By: Nona Saharan
“I had this idea of somebody seeing something from their commute. I also separately had this character in my head, Rachel: an unreliable alcoholic that has memory problems. I built my story off of those two things. It doesn’t really sound like a smash hit, does it?” The result was exactly the opposite. Quickly pulling the attention of readers worldwide upon its release, award-winning mystery novel The Girl on the Train, written by Paula Hawkins, is one of the fastest-selling mystery novels of all time and credited as Goodreads Choice Awards of Best Mystery & Thriller book of 2015.

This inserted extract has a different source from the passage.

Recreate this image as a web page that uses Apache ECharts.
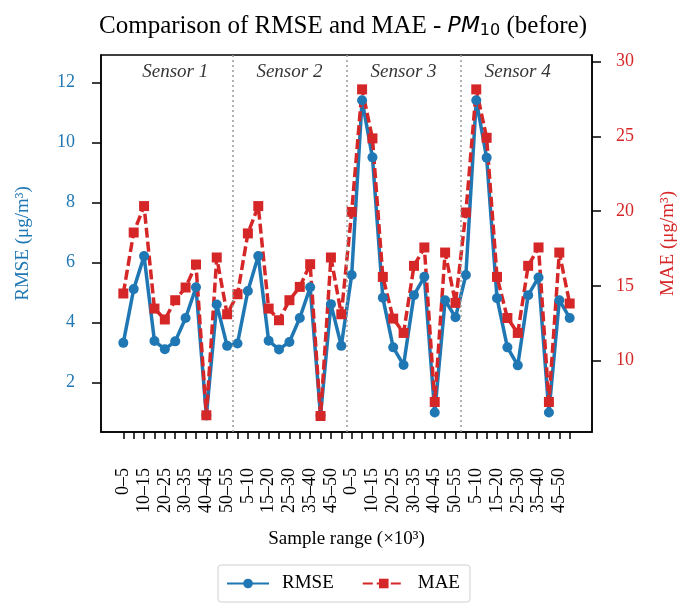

A multi-perspective story, The Girl on the Train begins with Rachel, a 33 year-old alcoholic whose recent divorce from ex-husband Tom has taken a massive toll on her social and mental stability. Her daily train commute to the bustling city of London means passing countless numbers of track-side houses, including the one she and Tom shared while married. From her view from the train, Rachel also bears witness to the lives of what she believes to be the perfect couple, nicknaming them “Jason and Jess”. It wasn’t until one day, when Rachel saw something from the train, that she got herself involved with the messes of the lives she’d only watched from afar, uncovering secrets that made her realize the people around her were far more sinister than they seemed. Deeper into the novel, readers get to follow the story from the eyes of Tom’s new wife Anna, “Jess”, and Rachel herself, each chapter contextualizing the events that transpired in the one before.
Hawkins’ fast-paced psychological thriller is widely recognized for many things, but the compelling and prevalent female characters is what largely sets The Girl on the Train apart from other mystery novels of the genre. Each of them, with strikingly different personalities, highlights the qualities of the others and encourages the massive character development that happens within the book. Time jumps and flashbacks scattered throughout provide additional context and reason for the characters’ behaviours and actions, while simultaneously carrying an important theme of being aware and sympathetic of the pasts of others. As any classic thriller does, the spiraling whirlwind of the lives of Anna, “Jess”, and Rachel emphasizes the idea that not everything is as it seems.
Undeniably captivating and meticulously written, The Girl on the Train without a doubt lives up to the extensive and leading reputation that it has maintained for years since its publication. Hawkins’ inclusion of flawed protagonists was a relieving break from the elementary heroes of realistic fiction, thereby elevating the reader’s ability to connect with characters they followed chapter-by-chapter. Along the way, I found myself gasping at the innumerable end-of-chapter cliffhangers and the vast amounts of tension built behind the incredibly well-thought-out plot. All in all, this book remains one of my favorites and is perfect for those who want to dip their toes into the vast genre of crime fiction. In short, if you’ve ever wanted to vicariously live through a mystery, The Girl on the Train is perfect for you. But just remember: you never know who’s telling the truth.